SOMBA K'E/YELLOWKNIFE
A snowmobile owned by Mildred Hall School was reported stolen yesterday after an educator noticed it wasn't in its usual spot.

NNSL photo/graphic

Mildred Hall student Ryan Lafferty sits on a Bravo snowmobile during an on-the-land excursion with the school's traditional mentorship program. The machine was reported stolen sometime before noon yesterday, according to Peyton Straker, indigenous liaison worker at the school. - photo courtesy of Peyton Straker

Indigenous liaison worker Peyton Straker returned to her Old Town home for lunch to discover the green Yamaha Bravo 1999 or 2000 snow machine missing from where it was being stored in her yard. The school acquired the machine late last year and uses it as transportation for students taking part in the traditional mentorship program. She said the sled was kept at her Old Town address, across from the boat launch at Government Dock, from where the students embark onto Great Slave Lake.

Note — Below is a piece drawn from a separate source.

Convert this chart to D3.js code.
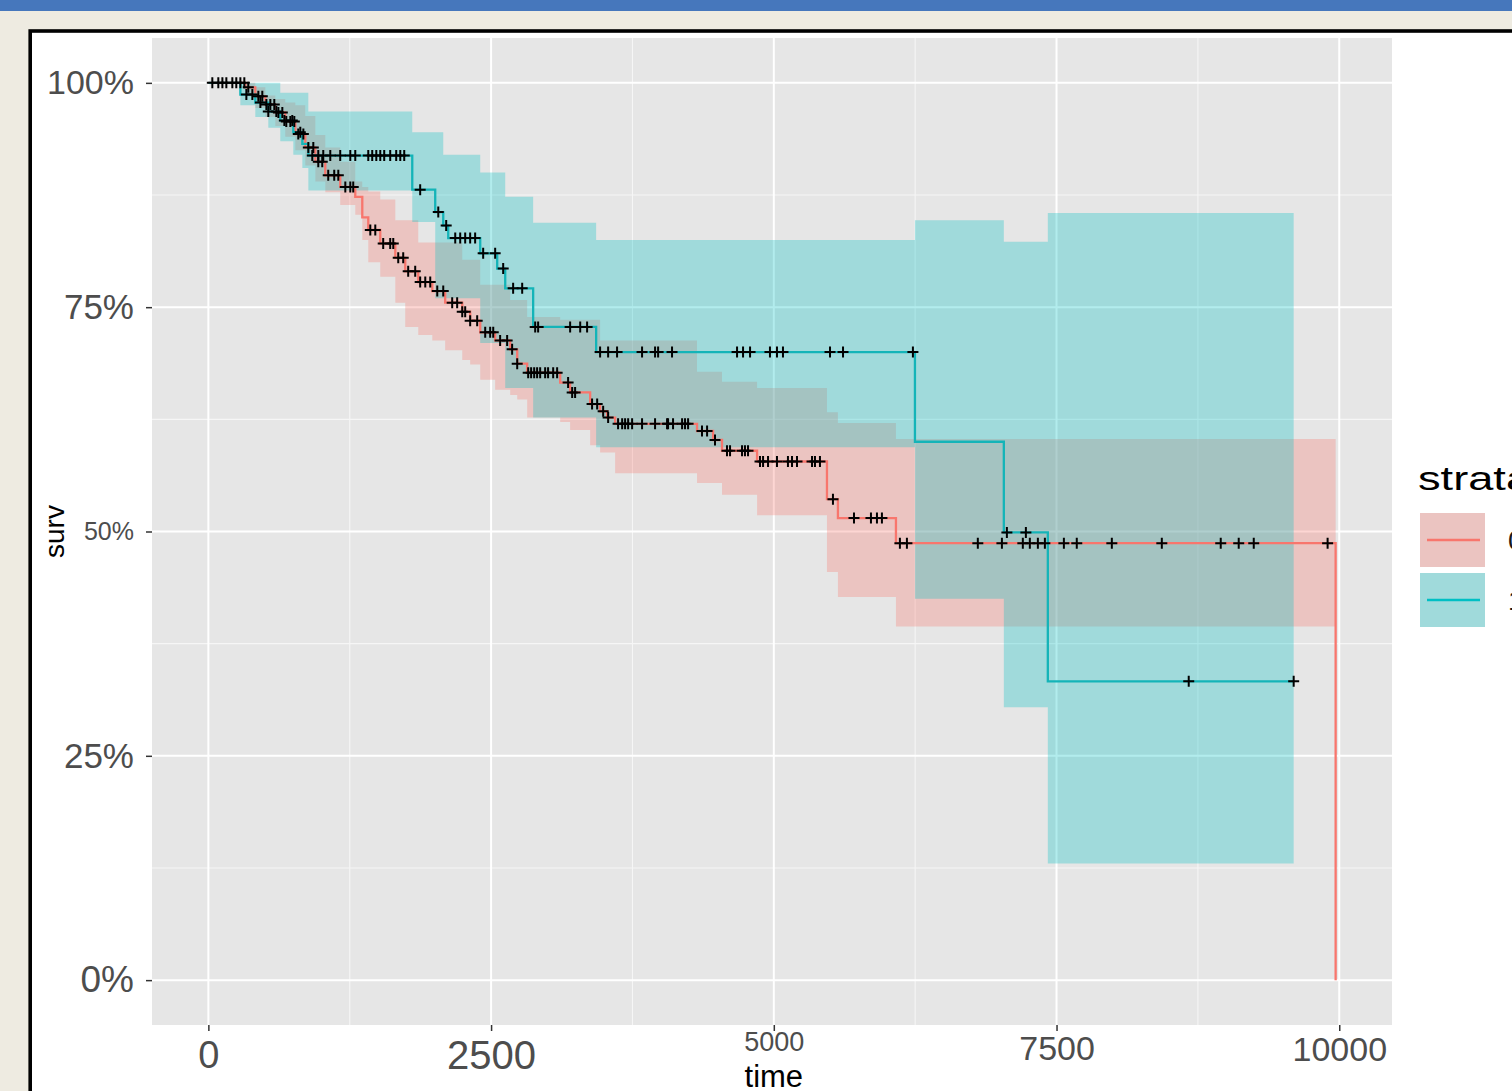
<!DOCTYPE html>
<html><head><meta charset="utf-8">
<script src="https://cdn.jsdelivr.net/npm/d3@7"></script>
<style>
html,body{margin:0;padding:0;background:#eeebe1;overflow:hidden;}
svg{display:block;}
</style></head><body>
<svg id="c" width="1512" height="1091"></svg>
<script>
// ---------- DATA ----------
const strataNames = ["0", "1"];
const xTicks = [0, 2500, 5000, 7500, 10000];
const xTickLabels = ["0", "2500", "5000", "7500", "10000"];
const xMinorTicks = [1250, 3750, 6250, 8750];
const yTicks = [0, 0.25, 0.5, 0.75, 1];
const yTickLabels = ["0%", "25%", "50%", "75%", "100%"];
const yMinorTicks = [0.125, 0.375, 0.625, 0.875];

// stratum 1 (red): step times, survival, CI
const redTime  = [0, 327, 415, 504, 592, 680, 769, 857, 946, 1034, 1166, 1299, 1361, 1414, 1520, 1653, 1741, 1856, 1980, 2094, 2245, 2315, 2404, 2536, 2669, 2731, 2819, 3111, 3199, 3376, 3464, 3526, 3597, 4321, 4463, 4542, 4852, 5470, 5567, 6080, 9968];
const redSurv  = [1.0, 0.995, 0.985, 0.976, 0.967, 0.957, 0.943, 0.928, 0.912, 0.897, 0.884, 0.873, 0.850, 0.836, 0.821, 0.805, 0.790, 0.778, 0.768, 0.755, 0.745, 0.735, 0.722, 0.713, 0.703, 0.687, 0.677, 0.666, 0.655, 0.642, 0.634, 0.627, 0.620, 0.612, 0.602, 0.590, 0.578, 0.536, 0.515, 0.487, 0.0];
const redUpper = [1.0, 1.0, 0.995, 0.986, 0.982, 0.978, 0.975, 0.963, 0.942, 0.928, 0.912, 0.890, 0.884, 0.879, 0.870, 0.847, 0.847, 0.822, 0.822, 0.822, 0.803, 0.803, 0.775, 0.775, 0.758, 0.758, 0.739, 0.736, 0.736, 0.736, 0.713, 0.713, 0.713, 0.678, 0.678, 0.667, 0.660, 0.633, 0.621, 0.603];
const redLower = [1.0, 0.985, 0.972, 0.962, 0.952, 0.940, 0.925, 0.908, 0.890, 0.878, 0.864, 0.853, 0.825, 0.800, 0.784, 0.755, 0.728, 0.719, 0.713, 0.702, 0.691, 0.686, 0.669, 0.658, 0.652, 0.647, 0.627, 0.622, 0.613, 0.596, 0.588, 0.588, 0.565, 0.554, 0.554, 0.541, 0.518, 0.455, 0.427, 0.394];
const redCensor = [124, 212, 283, 318, 353, 442, 477, 513, 548, 583, 619, 654, 689, 725, 760, 795, 840, 884, 928, 972, 1007, 1060, 1113, 1149, 1211, 1255, 1281, 1432, 1476, 1546, 1608, 1635, 1679, 1723, 1767, 1829, 1873, 1918, 1962, 2024, 2077, 2156, 2200, 2245, 2271, 2315, 2377, 2448, 2492, 2519, 2580, 2642, 2686, 2731, 2828, 2854, 2881, 2907, 2934, 2978, 3004, 3049, 3084, 3181, 3217, 3243, 3393, 3438, 3491, 3535, 3623, 3659, 3685, 3712, 3747, 3835, 3950, 4056, 4065, 4109, 4189, 4215, 4242, 4365, 4410, 4480, 4586, 4613, 4719, 4745, 4772, 4878, 4905, 4949, 5028, 5125, 5161, 5205, 5338, 5364, 5408, 5523, 5709, 5859, 5912, 5956, 6115, 6177, 6804, 7017, 7202, 7264, 7335, 7397, 7565, 7679, 7989, 8431, 8952, 9111, 9244, 9897];

// stratum 2 (teal)
const tealTime  = [0, 283, 415, 530, 636, 751, 831, 884, 1803, 2006, 2077, 2121, 2404, 2554, 2625, 2872, 3429, 6248, 7034, 7423];
const tealSurv  = [1.0, 0.987, 0.978, 0.968, 0.958, 0.945, 0.932, 0.919, 0.881, 0.856, 0.841, 0.827, 0.810, 0.793, 0.771, 0.728, 0.700, 0.600, 0.499, 0.333];
const tealUpper = [1.0, 1.0, 1.0, 1.0, 0.989, 0.989, 0.989, 0.968, 0.945, 0.945, 0.920, 0.920, 0.900, 0.900, 0.873, 0.844, 0.825, 0.847, 0.823, 0.855];
const tealLower = [1.0, 0.975, 0.962, 0.950, 0.935, 0.920, 0.905, 0.880, 0.845, 0.760, 0.760, 0.760, 0.710, 0.710, 0.660, 0.627, 0.594, 0.425, 0.304, 0.130];
const tealEnd = 9597;
const tealCensor = [35, 88, 159, 247, 336, 389, 460, 530, 601, 672, 742, 813, 919, 972, 1016, 1078, 1166, 1255, 1299, 1414, 1449, 1485, 1520, 1555, 1608, 1661, 1697, 1732, 1873, 2033, 2103, 2183, 2227, 2271, 2315, 2359, 2430, 2536, 2607, 2695, 2775, 2890, 2916, 3199, 3288, 3349, 3464, 3535, 3614, 3835, 3950, 3977, 4100, 4675, 4728, 4790, 4966, 5028, 5081, 5497, 5612, 6230, 7061, 7229, 8669, 9597];

// ---------- STYLE ----------
const RED = "#F8766D", TEAL = "#00BFC4";
const FONT = "'Liberation Sans', Arial, Helvetica, sans-serif";
const xLabelSize = {"0": 38, "2500": 40, "5000": 27, "7500": 34, "10000": 34};
const xLabelShift = {"0": 2, "2500": 2, "5000": -7, "7500": -3, "10000": -2};
const yLabelSize = {"0%": 37, "25%": 35, "50%": 25, "75%": 35, "100%": 34};
const panel = {left: 152, right: 1392, top: 38, bottom: 1025};

const svg = d3.select("#c");

// page frame
svg.append("rect").attr("x", 0).attr("y", 0).attr("width", 1512).attr("height", 1091).attr("fill", "#eeebe1");
svg.append("rect").attr("x", 0).attr("y", 0).attr("width", 1512).attr("height", 11).attr("fill", "#4677bc");
svg.append("rect").attr("x", 30.2).attr("y", 31).attr("width", 1500).attr("height", 1080)
  .attr("fill", "#ffffff").attr("stroke", "#000").attr("stroke-width", 3.6);

// scales (ggplot-like 5% expansion)
const xMax = redTime[redTime.length - 1];
const x = d3.scaleLinear().domain([-0.05 * xMax, xMax * 1.05]).range([panel.left, panel.right]);
const y = d3.scaleLinear().domain([-0.05, 1.05]).range([panel.bottom, panel.top]);

// panel + grid
svg.append("rect").attr("x", panel.left).attr("y", panel.top)
  .attr("width", panel.right - panel.left).attr("height", panel.bottom - panel.top).attr("fill", "#e6e6e6");
const grid = svg.append("g");
grid.selectAll(".vmin").data(xMinorTicks).join("line")
  .attr("x1", d => x(d)).attr("x2", d => x(d)).attr("y1", panel.top).attr("y2", panel.bottom)
  .attr("stroke", "#f6f6f6").attr("stroke-width", 1.1);
grid.selectAll(".hmin").data(yMinorTicks).join("line")
  .attr("y1", d => y(d)).attr("y2", d => y(d)).attr("x1", panel.left).attr("x2", panel.right)
  .attr("stroke", "#f6f6f6").attr("stroke-width", 1.1);
grid.selectAll(".vmaj").data(xTicks).join("line")
  .attr("x1", d => x(d)).attr("x2", d => x(d)).attr("y1", panel.top).attr("y2", panel.bottom)
  .attr("stroke", "#ffffff").attr("stroke-width", 2);
grid.selectAll(".hmaj").data(yTicks).join("line")
  .attr("y1", d => y(d)).attr("y2", d => y(d)).attr("x1", panel.left).attr("x2", panel.right)
  .attr("stroke", "#ffffff").attr("stroke-width", 2);

// helpers
function bandPoints(times, up, lo, endTime) {
  const pts = up.map((u, i) => ({t: times[i], u: u, l: lo[i]}));
  pts.push({t: endTime, u: up[up.length - 1], l: lo[lo.length - 1]});
  return pts;
}
function linePoints(times, surv, endTime) {
  const pts = times.map((t, i) => ({t: t, s: surv[i]}));
  if (endTime !== undefined) pts.push({t: endTime, s: surv[surv.length - 1]});
  return pts;
}
function survAt(times, surv, t) {
  const i = d3.bisectRight(times, t) - 1;
  return surv[Math.max(0, Math.min(i, surv.length - 1))];
}

const area = d3.area().curve(d3.curveStepAfter)
  .x(d => x(d.t)).y0(d => y(d.l)).y1(d => y(d.u));
const line = d3.line().curve(d3.curveStepAfter).x(d => x(d.t)).y(d => y(d.s));

// bands
svg.append("path").datum(bandPoints(redTime, redUpper, redLower, redTime[redTime.length - 1]))
  .attr("d", area).attr("fill", RED).attr("fill-opacity", 0.3);
svg.append("path").datum(bandPoints(tealTime, tealUpper, tealLower, tealEnd))
  .attr("d", area).attr("fill", TEAL).attr("fill-opacity", 0.3);

// curves
svg.append("path").datum(linePoints(redTime, redSurv))
  .attr("d", line).attr("fill", "none").attr("stroke", RED).attr("stroke-width", 2.3);
svg.append("path").datum(linePoints(tealTime, tealSurv, tealEnd))
  .attr("d", line).attr("fill", "none").attr("stroke", "#14b4b8").attr("stroke-width", 2.3);

// censor marks
const plus = "M-5.5,0H5.5M0,-5.5V5.5";
function drawCensor(times, surv, cens) {
  svg.append("g").selectAll("path").data(cens).join("path")
    .attr("transform", t => `translate(${x(t)},${y(survAt(times, surv, t))})`)
    .attr("d", plus).attr("stroke", "#000").attr("stroke-width", 2).attr("fill", "none");
}
drawCensor(redTime, redSurv, redCensor);
drawCensor(tealTime, tealSurv, tealCensor);

// axes
const gx = svg.append("g").attr("transform", `translate(0,${panel.bottom})`)
  .call(d3.axisBottom(x).tickValues(xTicks).tickFormat((d, i) => xTickLabels[i]).tickSize(6).tickPadding(8));
gx.select(".domain").remove();
gx.selectAll(".tick line").attr("stroke", "#333").attr("stroke-width", 1.5);
gx.selectAll(".tick text").attr("fill", "#4d4d4d").attr("font-family", FONT)
  .attr("font-size", (d, i) => xLabelSize[xTickLabels[i]])
  .attr("y", (d, i) => 14 + xLabelShift[xTickLabels[i]]);

const gy = svg.append("g").attr("transform", `translate(${panel.left},0)`)
  .call(d3.axisLeft(y).tickValues(yTicks).tickFormat((d, i) => yTickLabels[i]).tickSize(6).tickPadding(12));
gy.select(".domain").remove();
gy.selectAll(".tick line").attr("stroke", "#333").attr("stroke-width", 1.5);
gy.selectAll(".tick text").attr("fill", "#4d4d4d").attr("font-family", FONT)
  .attr("font-size", (d, i) => yLabelSize[yTickLabels[i]]);

// axis titles
svg.append("text").attr("x", (x(0) + x(10000)) / 2).attr("y", 1087).attr("text-anchor", "middle")
  .attr("font-family", FONT).attr("font-size", 31).attr("fill", "#000").text("time");
svg.append("text").attr("transform", `translate(64,${y(0.5)}) rotate(-90)`).attr("text-anchor", "middle")
  .attr("font-family", FONT).attr("font-size", 28).attr("fill", "#000").text("surv");

// legend
const leg = svg.append("g");
leg.append("text").attr("transform", "translate(1418,490) scale(1.33,1)")
  .attr("font-family", FONT).attr("font-size", 34).attr("fill", "#000").text("strata");
const keyColors = [RED, TEAL];
strataNames.forEach((name, i) => {
  const ky = 513 + i * 60;
  leg.append("rect").attr("x", 1420).attr("y", ky).attr("width", 65).attr("height", 54).attr("fill", "#e6e6e6");
  leg.append("rect").attr("x", 1420).attr("y", ky).attr("width", 65).attr("height", 54)
    .attr("fill", keyColors[i]).attr("fill-opacity", 0.3);
  leg.append("line").attr("x1", 1427).attr("x2", 1480).attr("y1", ky + 27).attr("y2", ky + 27)
    .attr("stroke", keyColors[i]).attr("stroke-width", 2.3);
  leg.append("text").attr("x", 1508).attr("y", ky + 37).attr("font-family", FONT)
    .attr("font-size", 28).attr("fill", "#1a1a1a").text(name);
});
</script>
</body></html>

"I doubt it's worth a penny to anybody else," she said, adding it looks like the sled was loaded onto a truck.

"There's fresh snow there but there's no fresh snowmobile tracks (around it)," she said. "But ... they could have driven it away themselves. I had the key inside my house, but I guess they're pretty easy to hot wire."

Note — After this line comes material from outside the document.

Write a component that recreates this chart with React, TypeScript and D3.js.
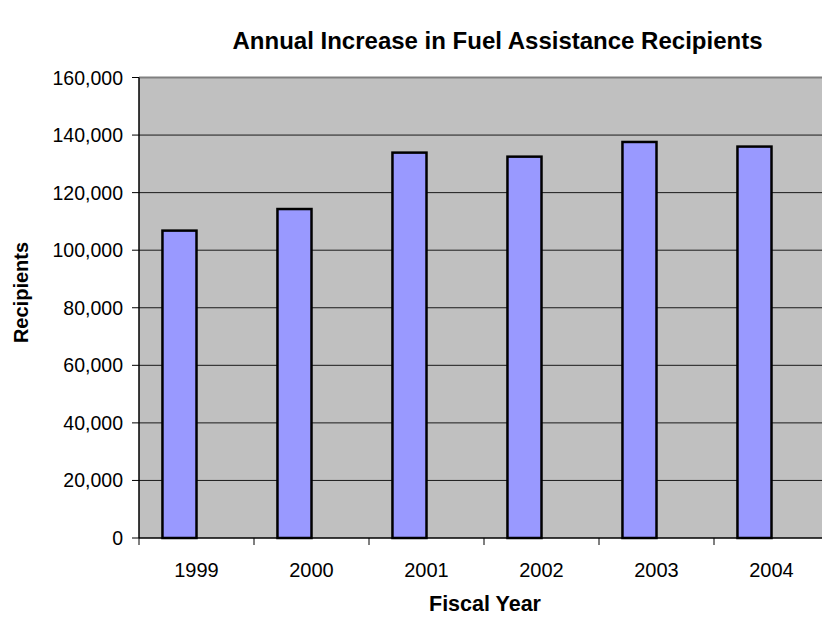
import React from 'react';
import * as d3 from 'd3';

// data
const years = ['1999', '2000', '2001', '2002', '2003', '2004'];
const recipients = [106800, 114300, 133900, 132500, 137600, 136000];
const yTicks = [0, 20000, 40000, 60000, 80000, 100000, 120000, 140000, 160000];

const W = 822;
const H = 619;
const margin = { top: 77.5, right: -7, bottom: 81, left: 139 };

const font = 'Liberation Sans, Arial, Helvetica, sans-serif';

export default function App() {
  const x0 = margin.left;
  const x1 = W - margin.right;
  const y0 = H - margin.bottom;
  const y1 = margin.top;

  const xScale = d3.scaleBand<string>().domain(years).range([x0, x1]).padding(0);
  const yScale = d3.scaleLinear().domain([0, 160000]).range([y0, y1]);
  const fmt = d3.format(',');

  const bw = xScale.bandwidth();
  const barW = bw * 0.296;

  return (
    <svg
      width={W}
      height={H}
      style={{ position: 'absolute', left: 0, top: 0, background: '#fff' }}
      fontFamily={font}
    >
      {/* plot background */}
      <rect x={x0} y={y1} width={x1 - x0} height={y0 - y1} fill="#C0C0C0" />
      <line x1={x0} x2={x1} y1={y1} y2={y1} stroke="#808080" strokeWidth={2} />

      {/* grid */}
      {yTicks.filter(t => t > 0 && t < 160000).map(t => (
        <line key={t} x1={x0} x2={x1} y1={yScale(t)} y2={yScale(t)} stroke="#1a1a1a" strokeWidth={1} />
      ))}

      {/* bars */}
      {years.map((yr, i) => {
        const cx = (xScale(yr) as number) + bw / 2;
        return (
          <rect
            key={yr}
            x={cx - barW}
            y={yScale(recipients[i])}
            width={barW}
            height={y0 - yScale(recipients[i])}
            fill="#9999FF"
            stroke="#000"
            strokeWidth={2.5}
          />
        );
      })}

      {/* y axis */}
      <line x1={x0} x2={x0} y1={y1} y2={y0} stroke="#000" strokeWidth={1.5} />
      {yTicks.map(t => (
        <g key={t}>
          <line x1={x0 - 7} x2={x0} y1={yScale(t)} y2={yScale(t)} stroke="#000" strokeWidth={1} />
          <text x={x0 - 16} y={yScale(t)} dy="0.36em" textAnchor="end" fontSize={19.5} fill="#000">
            {fmt(t)}
          </text>
        </g>
      ))}

      {/* x axis */}
      <line x1={x0} x2={x1} y1={y0} y2={y0} stroke="#000" strokeWidth={1.5} />
      {years.concat(['end']).map((yr, i) => {
        const tx = x0 + i * bw;
        return <line key={'t' + yr} x1={tx} x2={tx} y1={y0} y2={y0 + 7} stroke="#000" strokeWidth={1} />;
      })}
      {years.map(yr => (
        <text key={yr} x={(xScale(yr) as number) + bw / 2} y={577} textAnchor="middle" fontSize={20} fill="#000">
          {yr}
        </text>
      ))}

      {/* titles */}
      <text x={497.5} y={49} textAnchor="middle" fontSize={24} fontWeight="bold" fill="#000">
        Annual Increase in Fuel Assistance Recipients
      </text>
      <text x={485} y={611} textAnchor="middle" fontSize={21.5} fontWeight="bold" fill="#000">
        Fiscal Year
      </text>
      <text
        transform="translate(28, 292.5) rotate(-90)"
        textAnchor="middle"
        fontSize={20}
        fontWeight="bold"
        fill="#000"
      >
        Recipients
      </text>
    </svg>
  );
}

Straker said she called Yellowknife RCMP shortly after she realized the sled was missing. She said where the sled was sitting is not visible from her front door and she does not always go to check on the sled before she leaves for work.

"We looked around for a bit because we thought, 'there's no way that it's gone,'" she said.

RCMP did not respond to requests for comment before press time.

Straker said the mentorship program targets aboriginal students who have not been exposed to on-the-land training like trapping and hunting. She said the Dene students also ride rented snowmobiles on their trips but the Bravo was the only sled owned by the school.

"We use it every week," she said. "It's been a really awesome program. We just bought (the sled) at the beginning of the school year - between November and December - from a guy who does trapping. It's definitely not brand new but it runs and it gets the kids out."

She said she's disappointed.

"There's lots of things that are coming up that we need that snowmobile for," she said. "I had to tell the students and they were very disappointed. It just sucks because it's not a personal Ski-Doo. It's used for a really important program that we're really lucky to be able to do."